Протестантизм удобнее тем, что снимает ответственность. Там главный догмат, что Господь уже все решил про тебя, и если царствия божия лишен, то, значит, лишен. Сам ничего не сделаешь. Ну, а польза там стоит как знак принадлежности к небесному сословию: если на земле сопутствует материальная польза, будет тебе и небо. Мы, русские, в этом смысле народ бесполезный, не от мира сего. Да, автомобили будут все лучше, зубные щетки все изысканнее, но это ли финальный смысл? Куда на них ездить и что ими чистить? Не верю я, что мир кончится ничем, и сейчас он же еще не кончился.
Напоследок вопрос, на него мне не ответил дьякон Андрей Кураев. Правильно понимаю, что по догматике все хорошие люди, но верующие не в Христа осуждены на вечные муки? Кураев вместо ответа фактически нахамил, страшно же отвечать-то…

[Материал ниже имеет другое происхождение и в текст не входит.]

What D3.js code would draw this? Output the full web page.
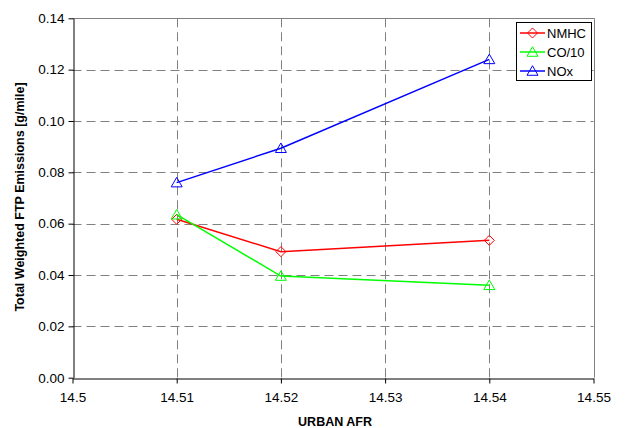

Так и я бы не ответил, неисповедимы пути Господни, и кто я, чтобы брать на себя такое? Но для себя я такой вопрос задавал. И отвечал на него. Нет, не думаю, что осуждены. И церковь сейчас, заметьте, почти не пугает адом, это в Средние века было. Господь же нас любит прежде всего, и есть такая замечательная фраза: «Господь любит не всех одинаково, но каждого больше». Вдумайтесь. И доверьтесь.
Досье «ВК»
Валентин Яковлевич Курбатов родился в 29 сентября 1939 года в г. Салаван Ульяновской области. Окончил отделение киноведения ВГИКа. Работал грузчиком, корректором в районной газете, корреспондентом областной молодежной газеты. Академик Академии российской словесности (1997). Секретарь Союза писателей России (1994—1999), член правления СП России (с 1999-го). Постоянный автор журнала «Москва». Член редколлегий журналов «Литературная учеба», «День и ночь», «Русская провинция», «Роман-газета», редсовета журнала «Роман-газета ХХI век» (с 1999-го), общественного совета журнала «Москва». Обладатель премии «Литературной газеты» (1987), журналов «Литературное обозрение», «Смена», «Урал», «НС» (1992), «ДН» (1998), еженедельника «Лит. Россия» (1997), администрации Псковской области, премии имени А. Прокофьева «Ладога» (2001). Живет в Пскове.